- What is required: In the listing that follows, retype every line from the first through the one containing "ax.set_axisbelow(True)". Pictures are to be left out.

- Recorded information:
- - - -

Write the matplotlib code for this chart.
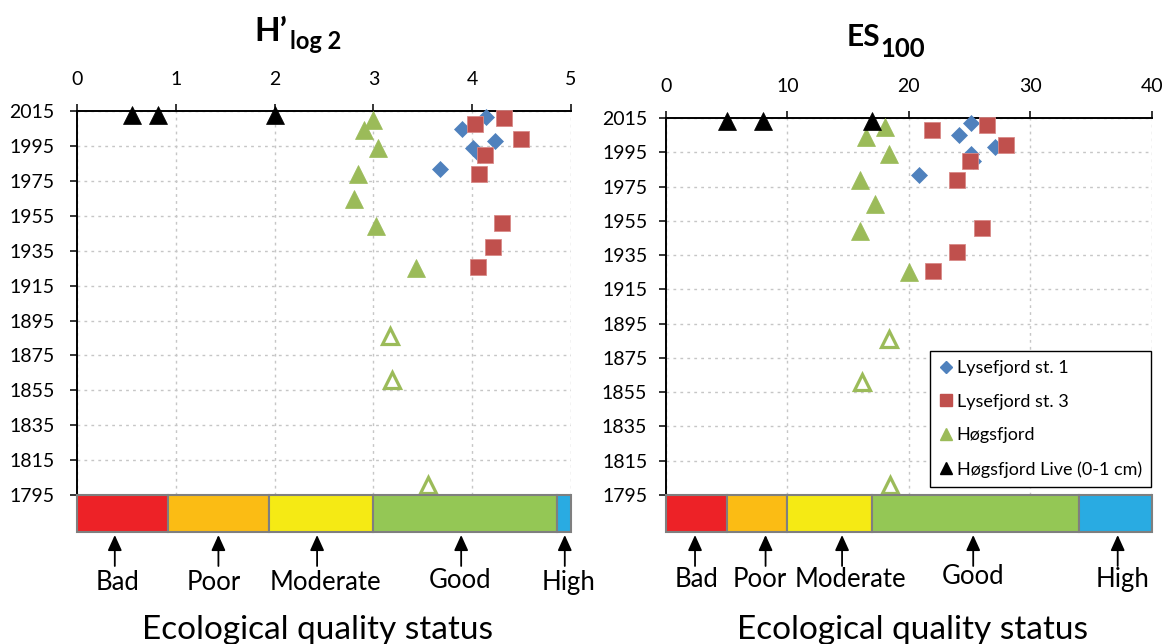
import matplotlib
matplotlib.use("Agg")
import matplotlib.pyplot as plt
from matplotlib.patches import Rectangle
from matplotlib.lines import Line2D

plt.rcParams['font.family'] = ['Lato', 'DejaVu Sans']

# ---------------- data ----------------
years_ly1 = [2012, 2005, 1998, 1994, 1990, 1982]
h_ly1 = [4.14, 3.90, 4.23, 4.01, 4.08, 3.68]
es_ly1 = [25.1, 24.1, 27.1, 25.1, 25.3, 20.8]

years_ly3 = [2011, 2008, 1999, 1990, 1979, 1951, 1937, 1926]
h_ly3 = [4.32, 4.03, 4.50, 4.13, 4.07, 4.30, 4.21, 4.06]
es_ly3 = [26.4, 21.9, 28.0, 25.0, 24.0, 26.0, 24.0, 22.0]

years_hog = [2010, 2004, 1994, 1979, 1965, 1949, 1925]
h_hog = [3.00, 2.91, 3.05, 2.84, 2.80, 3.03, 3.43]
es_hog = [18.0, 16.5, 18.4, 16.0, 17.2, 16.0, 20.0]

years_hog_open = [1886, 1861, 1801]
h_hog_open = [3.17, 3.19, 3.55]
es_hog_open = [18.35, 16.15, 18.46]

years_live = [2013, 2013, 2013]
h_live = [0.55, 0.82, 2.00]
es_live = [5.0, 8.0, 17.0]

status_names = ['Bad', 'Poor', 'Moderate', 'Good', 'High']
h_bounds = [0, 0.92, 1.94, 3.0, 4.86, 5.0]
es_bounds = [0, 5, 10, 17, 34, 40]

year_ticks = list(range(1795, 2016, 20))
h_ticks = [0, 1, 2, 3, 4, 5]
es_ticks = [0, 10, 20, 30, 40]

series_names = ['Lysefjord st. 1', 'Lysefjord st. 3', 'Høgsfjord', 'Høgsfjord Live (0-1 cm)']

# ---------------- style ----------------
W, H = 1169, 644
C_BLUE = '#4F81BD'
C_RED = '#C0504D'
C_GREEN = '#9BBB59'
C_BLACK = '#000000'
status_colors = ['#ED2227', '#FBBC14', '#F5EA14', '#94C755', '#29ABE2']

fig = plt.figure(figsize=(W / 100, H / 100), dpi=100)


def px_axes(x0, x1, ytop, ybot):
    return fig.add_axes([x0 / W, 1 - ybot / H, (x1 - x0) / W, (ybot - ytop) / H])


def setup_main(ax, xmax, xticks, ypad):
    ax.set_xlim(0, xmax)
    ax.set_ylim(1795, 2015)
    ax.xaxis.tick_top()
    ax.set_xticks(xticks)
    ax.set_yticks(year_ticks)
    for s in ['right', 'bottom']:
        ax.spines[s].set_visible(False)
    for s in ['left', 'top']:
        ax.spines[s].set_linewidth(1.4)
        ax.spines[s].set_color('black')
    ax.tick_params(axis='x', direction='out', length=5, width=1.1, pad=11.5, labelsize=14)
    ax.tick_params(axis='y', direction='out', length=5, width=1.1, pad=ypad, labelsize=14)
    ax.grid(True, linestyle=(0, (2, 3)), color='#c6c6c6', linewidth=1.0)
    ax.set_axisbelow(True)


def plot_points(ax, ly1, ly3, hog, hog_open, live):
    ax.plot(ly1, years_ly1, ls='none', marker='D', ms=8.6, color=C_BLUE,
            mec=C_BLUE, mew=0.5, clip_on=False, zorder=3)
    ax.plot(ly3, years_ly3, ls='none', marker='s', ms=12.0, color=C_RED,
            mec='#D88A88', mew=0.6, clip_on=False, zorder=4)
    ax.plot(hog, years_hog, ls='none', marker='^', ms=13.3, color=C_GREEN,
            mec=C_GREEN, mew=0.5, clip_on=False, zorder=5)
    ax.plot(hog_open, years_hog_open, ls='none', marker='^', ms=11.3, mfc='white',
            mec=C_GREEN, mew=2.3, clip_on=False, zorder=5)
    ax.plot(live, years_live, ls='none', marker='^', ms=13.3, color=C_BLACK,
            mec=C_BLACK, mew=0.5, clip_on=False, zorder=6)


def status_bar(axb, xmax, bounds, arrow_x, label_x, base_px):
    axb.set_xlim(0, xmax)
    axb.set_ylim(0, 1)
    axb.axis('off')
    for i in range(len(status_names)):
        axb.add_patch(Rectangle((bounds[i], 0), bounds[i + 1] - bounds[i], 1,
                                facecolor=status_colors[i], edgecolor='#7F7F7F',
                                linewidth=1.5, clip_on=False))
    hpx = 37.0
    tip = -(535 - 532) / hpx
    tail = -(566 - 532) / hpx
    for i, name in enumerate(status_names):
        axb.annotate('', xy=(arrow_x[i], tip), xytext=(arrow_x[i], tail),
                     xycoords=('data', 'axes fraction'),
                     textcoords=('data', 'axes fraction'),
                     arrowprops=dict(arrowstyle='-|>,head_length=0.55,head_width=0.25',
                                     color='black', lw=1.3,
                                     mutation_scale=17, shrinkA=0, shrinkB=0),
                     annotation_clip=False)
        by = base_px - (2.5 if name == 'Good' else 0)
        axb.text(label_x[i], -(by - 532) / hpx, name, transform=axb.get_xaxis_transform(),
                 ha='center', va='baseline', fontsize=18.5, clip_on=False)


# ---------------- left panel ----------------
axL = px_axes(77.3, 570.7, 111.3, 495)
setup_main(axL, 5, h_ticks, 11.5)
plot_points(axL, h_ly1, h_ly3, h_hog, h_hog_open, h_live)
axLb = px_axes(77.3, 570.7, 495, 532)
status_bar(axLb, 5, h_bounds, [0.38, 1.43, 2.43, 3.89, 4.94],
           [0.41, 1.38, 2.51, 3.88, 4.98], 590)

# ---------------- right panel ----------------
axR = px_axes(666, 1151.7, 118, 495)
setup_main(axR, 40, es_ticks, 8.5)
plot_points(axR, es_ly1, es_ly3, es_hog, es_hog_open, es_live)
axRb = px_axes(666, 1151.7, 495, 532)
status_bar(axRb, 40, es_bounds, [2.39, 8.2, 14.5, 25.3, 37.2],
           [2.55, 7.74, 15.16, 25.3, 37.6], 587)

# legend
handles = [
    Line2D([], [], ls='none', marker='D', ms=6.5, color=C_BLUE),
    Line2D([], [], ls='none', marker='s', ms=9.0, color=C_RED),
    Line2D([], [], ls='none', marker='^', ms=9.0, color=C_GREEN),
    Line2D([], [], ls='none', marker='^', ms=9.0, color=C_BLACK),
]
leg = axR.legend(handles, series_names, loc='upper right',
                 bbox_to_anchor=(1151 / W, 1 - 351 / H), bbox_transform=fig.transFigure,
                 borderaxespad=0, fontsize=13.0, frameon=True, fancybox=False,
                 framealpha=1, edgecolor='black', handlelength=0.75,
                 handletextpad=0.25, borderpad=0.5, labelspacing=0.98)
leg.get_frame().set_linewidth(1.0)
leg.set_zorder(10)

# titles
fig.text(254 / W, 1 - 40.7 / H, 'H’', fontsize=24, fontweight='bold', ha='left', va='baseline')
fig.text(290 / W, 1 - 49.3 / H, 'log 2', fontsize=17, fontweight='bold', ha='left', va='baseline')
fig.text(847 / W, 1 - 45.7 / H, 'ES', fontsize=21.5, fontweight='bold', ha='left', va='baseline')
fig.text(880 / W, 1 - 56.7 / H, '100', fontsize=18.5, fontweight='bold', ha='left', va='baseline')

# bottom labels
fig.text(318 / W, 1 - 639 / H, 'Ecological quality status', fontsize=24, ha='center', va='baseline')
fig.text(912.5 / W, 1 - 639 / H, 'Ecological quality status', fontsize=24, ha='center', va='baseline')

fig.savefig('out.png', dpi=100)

- - - -

- Answer for this exercise:
Write the matplotlib code for this chart.
import matplotlib
matplotlib.use("Agg")
import matplotlib.pyplot as plt
from matplotlib.patches import Rectangle
from matplotlib.lines import Line2D

plt.rcParams['font.family'] = ['Lato', 'DejaVu Sans']

# ---------------- data ----------------
years_ly1 = [2012, 2005, 1998, 1994, 1990, 1982]
h_ly1 = [4.14, 3.90, 4.23, 4.01, 4.08, 3.68]
es_ly1 = [25.1, 24.1, 27.1, 25.1, 25.3, 20.8]

years_ly3 = [2011, 2008, 1999, 1990, 1979, 1951, 1937, 1926]
h_ly3 = [4.32, 4.03, 4.50, 4.13, 4.07, 4.30, 4.21, 4.06]
es_ly3 = [26.4, 21.9, 28.0, 25.0, 24.0, 26.0, 24.0, 22.0]

years_hog = [2010, 2004, 1994, 1979, 1965, 1949, 1925]
h_hog = [3.00, 2.91, 3.05, 2.84, 2.80, 3.03, 3.43]
es_hog = [18.0, 16.5, 18.4, 16.0, 17.2, 16.0, 20.0]

years_hog_open = [1886, 1861, 1801]
h_hog_open = [3.17, 3.19, 3.55]
es_hog_open = [18.35, 16.15, 18.46]

years_live = [2013, 2013, 2013]
h_live = [0.55, 0.82, 2.00]
es_live = [5.0, 8.0, 17.0]

status_names = ['Bad', 'Poor', 'Moderate', 'Good', 'High']
h_bounds = [0, 0.92, 1.94, 3.0, 4.86, 5.0]
es_bounds = [0, 5, 10, 17, 34, 40]

year_ticks = list(range(1795, 2016, 20))
h_ticks = [0, 1, 2, 3, 4, 5]
es_ticks = [0, 10, 20, 30, 40]

series_names = ['Lysefjord st. 1', 'Lysefjord st. 3', 'Høgsfjord', 'Høgsfjord Live (0-1 cm)']

# ---------------- style ----------------
W, H = 1169, 644
C_BLUE = '#4F81BD'
C_RED = '#C0504D'
C_GREEN = '#9BBB59'
C_BLACK = '#000000'
status_colors = ['#ED2227', '#FBBC14', '#F5EA14', '#94C755', '#29ABE2']

fig = plt.figure(figsize=(W / 100, H / 100), dpi=100)


def px_axes(x0, x1, ytop, ybot):
    return fig.add_axes([x0 / W, 1 - ybot / H, (x1 - x0) / W, (ybot - ytop) / H])


def setup_main(ax, xmax, xticks, ypad):
    ax.set_xlim(0, xmax)
    ax.set_ylim(1795, 2015)
    ax.xaxis.tick_top()
    ax.set_xticks(xticks)
    ax.set_yticks(year_ticks)
    for s in ['right', 'bottom']:
        ax.spines[s].set_visible(False)
    for s in ['left', 'top']:
        ax.spines[s].set_linewidth(1.4)
        ax.spines[s].set_color('black')
    ax.tick_params(axis='x', direction='out', length=5, width=1.1, pad=11.5, labelsize=14)
    ax.tick_params(axis='y', direction='out', length=5, width=1.1, pad=ypad, labelsize=14)
    ax.grid(True, linestyle=(0, (2, 3)), color='#c6c6c6', linewidth=1.0)
    ax.set_axisbelow(True)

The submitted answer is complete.